At the lower end of things, the ride is acceptable and the Alturas takes everything in its stride without really having to put in too much effort. Even the largest pot holes can be dealt with, thanks in part to the high ground clearance. Passengers are insulated from a lot of the NVH from outside thanks to some high quality insulation work in the cabin and realistically, things only get really noisy when you are on a concrete road.
However, at high speed, the car feels busy with a lot of vertical movement – something that is surely not confidence inducing.

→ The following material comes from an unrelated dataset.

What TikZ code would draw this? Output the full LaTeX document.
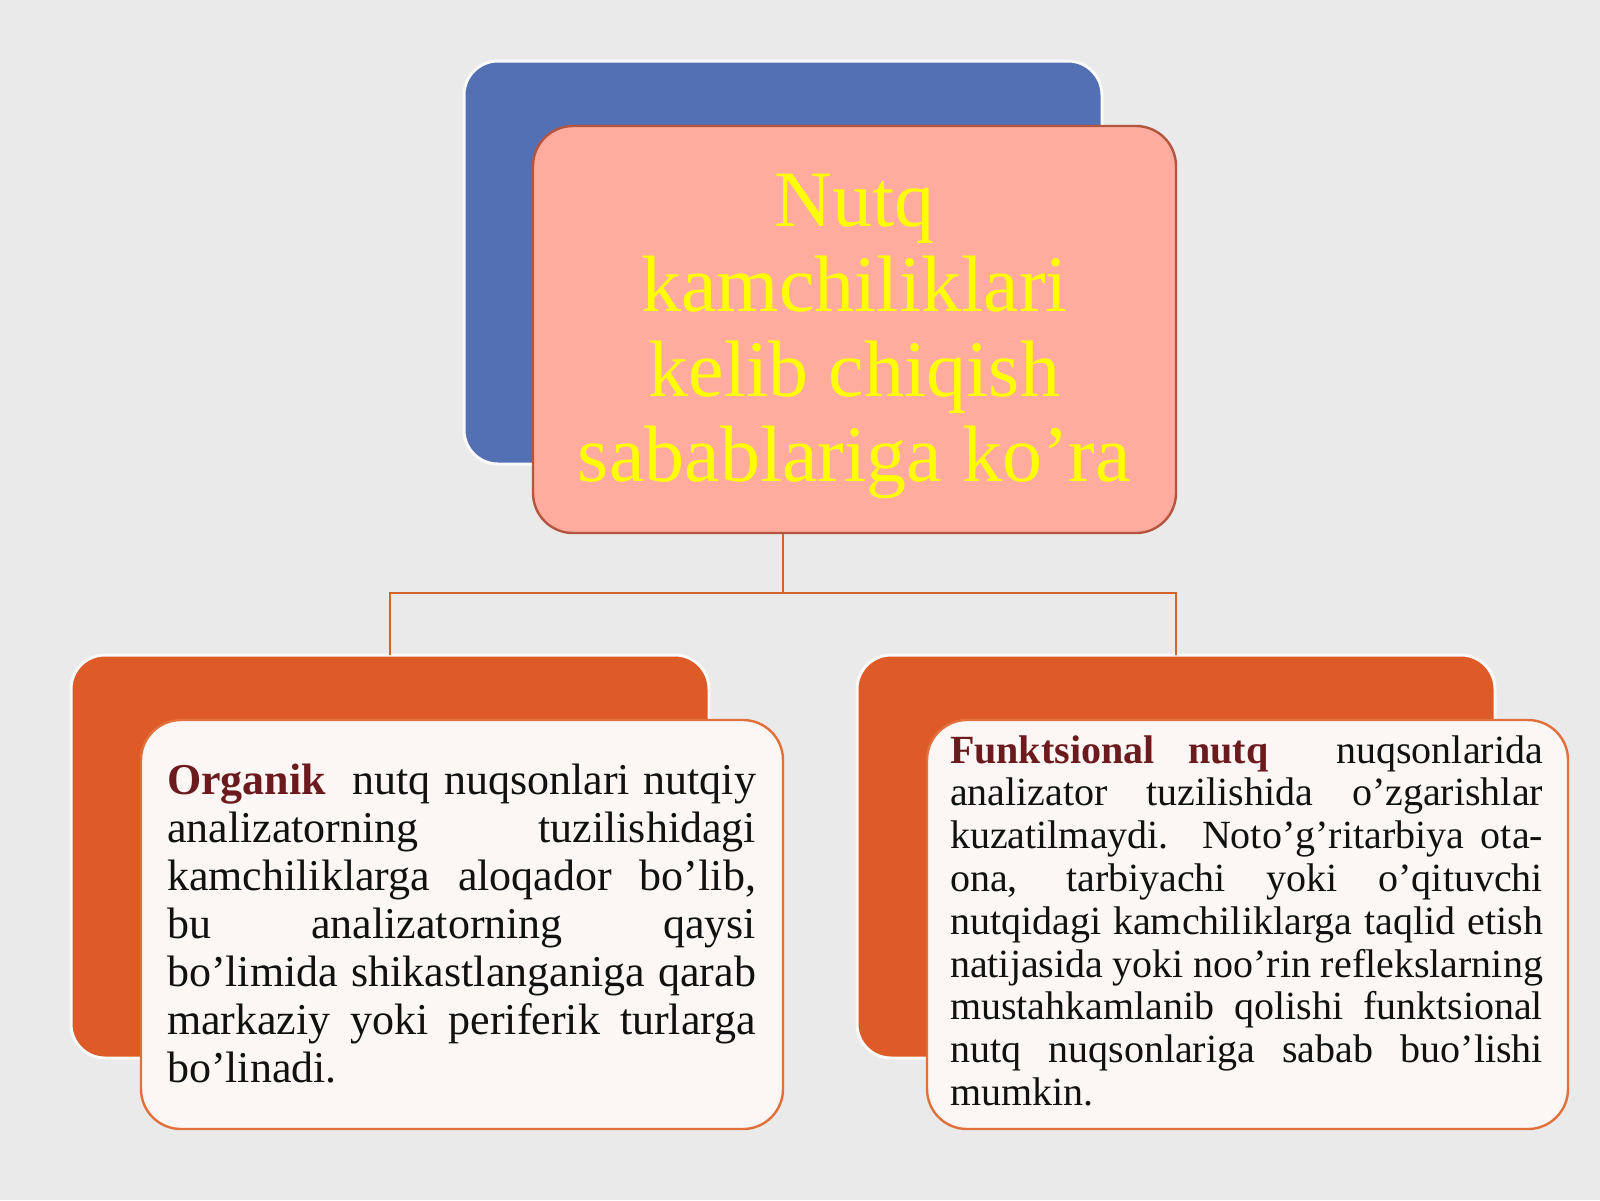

One of the major surprises is the straight line stability. Even at significant three-digit speeds the car, despite its size and width, is not affected by cross winds.
In terms of handling, the Alturas feels big and heavy. Given its size, weight and high centre of gravity, the Alturas doesn’t like to be hustled around corners and you are better off guiding it from point to point at a slower speed. There’s a bit of play in steering and it does feel quite light at low speeds.
|Max. Power (bhp@rpm)||178@4000|
|Max. torque (Nm@rpm)||420@1600|
|Fuel Capacity (in litres)||78|
|Tyre size||255/60 R18|
|Power Driver's Seat||Yes|
|Nappa Leather upholstery||Yes|
|Automatic Tail Gate Opening||Yes|
Competition All Specs
|Variant||4WD||2.8 4X4 AT||3.2 4X4 AT|
|Engine Capacity||2.2 Litre||2755||3198|
|Max. Power (bhp@rpm)||178@4000||174@ 3400||197@3000|
|Max. torque (Nm@rpm)||420@1600||450@ 1600||470@1750|
|Fuel Capacity (in litres)||78||80||80|
|Tyre size||255/60 R18||265/60 R18||265/60 R18|
Now, the fact that Mahindra has segmented this car for India is not surprising- They did tell us, at the 2018 Auto Expo, no less. What is news is that on first impressions, the Alturas G4 looks to be a significant jump over its predecessor. There’s a new engine, gearbox and modern design stepping up the game for the car significantly and more importantly something from the Indian automaker’s stables that’s capable of taking the fight to the Ford Endeavour and Toyota Fortuner. Mahindra now needs to price the Alturas correctly and also offer a good after-sales experience to ensure that this car makes its mark in the premium SUV segment.